*Source data*
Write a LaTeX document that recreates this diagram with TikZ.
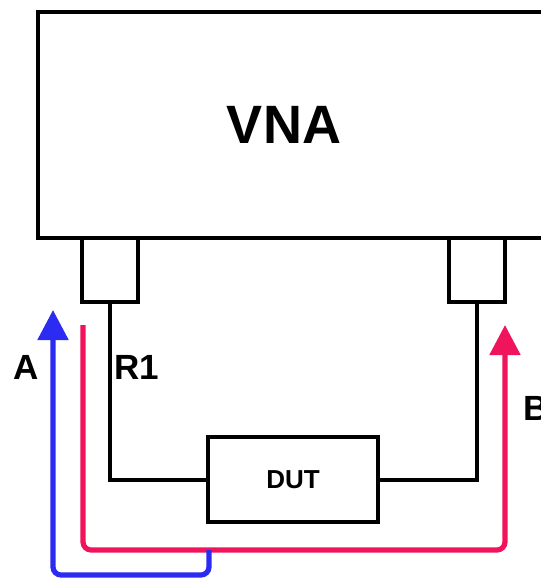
\documentclass[tikz,border=0pt]{standalone}
\usepackage{fontspec}
\setmainfont{Liberation Sans}
\usepackage{xcolor}
\usetikzlibrary{arrows.meta, positioning}
\definecolor{sigblue}{HTML}{2B2BF2}
\definecolor{sigred}{HTML}{F0145C}

\begin{document}
\begin{tikzpicture}[
  x=0.5pt, y=-0.5pt,
  every node/.style={font=\bfseries},
  box/.style={draw, line width=2pt},
  portbox/.style={rectangle, draw, line width=2pt, minimum width=28pt, minimum height=32pt, inner sep=0pt},
  dutbox/.style={rectangle, draw, line width=2pt, minimum width=85pt, minimum height=42.5pt, font=\fontsize{13}{15}\selectfont\bfseries},
  wire/.style={line width=2pt},
  sig/.style={line width=2.6pt, rounded corners=4pt, -{Triangle[width=15pt, length=15pt]}},
  portlabel/.style={font=\fontsize{17.5}{20}\selectfont\bfseries},
]
\clip (0,0) rectangle (541,580);

% analyser body
\draw[box] (700,12) -| (38,238) -- (700,238);
\node[font=\fontsize{27}{32}\selectfont\bfseries] (vna) at (284,125) {VNA};

% ports and device
\node[portbox] (portA) at (110,270) {};
\node[portbox] (portB) at (477,270) {};
\node[dutbox] (dut) at (293,479.5) {DUT};

\draw[wire] (portA.south) |- (dut.west);
\draw[wire] (dut.east) -| (portB.south);

% signal paths
\coordinate (rstart) at (83,325);
\coordinate (rcorner) at (505,550);
\coordinate (rtip) at (505,325);
\coordinate (bstart) at (209,550);
\coordinate (bcorner) at (53,575);
\coordinate (btip) at (53,310);

\draw[sig, sigred] (rstart) |- (rcorner) -- (rtip);
\draw[sig, sigblue] (bstart) |- (bcorner) -- (btip);

\node[portlabel] (labA) at (26,367) {A};
\node[portlabel] (labR) at (137,367) {R1};
\node[portlabel, anchor=west] (labB) at (516,408) {B};
\end{tikzpicture}
\end{document}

*Requirement*
Restate, line by line and word for word, everything from the top of the material through the line that contains "(dut.east) -| (portB.south);". Leave pictures out.

*Answer to the problem*
Write a LaTeX document that recreates this diagram with TikZ.
\documentclass[tikz,border=0pt]{standalone}
\usepackage{fontspec}
\setmainfont{Liberation Sans}
\usepackage{xcolor}
\usetikzlibrary{arrows.meta, positioning}
\definecolor{sigblue}{HTML}{2B2BF2}
\definecolor{sigred}{HTML}{F0145C}

\begin{document}
\begin{tikzpicture}[
  x=0.5pt, y=-0.5pt,
  every node/.style={font=\bfseries},
  box/.style={draw, line width=2pt},
  portbox/.style={rectangle, draw, line width=2pt, minimum width=28pt, minimum height=32pt, inner sep=0pt},
  dutbox/.style={rectangle, draw, line width=2pt, minimum width=85pt, minimum height=42.5pt, font=\fontsize{13}{15}\selectfont\bfseries},
  wire/.style={line width=2pt},
  sig/.style={line width=2.6pt, rounded corners=4pt, -{Triangle[width=15pt, length=15pt]}},
  portlabel/.style={font=\fontsize{17.5}{20}\selectfont\bfseries},
]
\clip (0,0) rectangle (541,580);

% analyser body
\draw[box] (700,12) -| (38,238) -- (700,238);
\node[font=\fontsize{27}{32}\selectfont\bfseries] (vna) at (284,125) {VNA};

% ports and device
\node[portbox] (portA) at (110,270) {};
\node[portbox] (portB) at (477,270) {};
\node[dutbox] (dut) at (293,479.5) {DUT};

\draw[wire] (portA.south) |- (dut.west);
\draw[wire] (dut.east) -| (portB.south);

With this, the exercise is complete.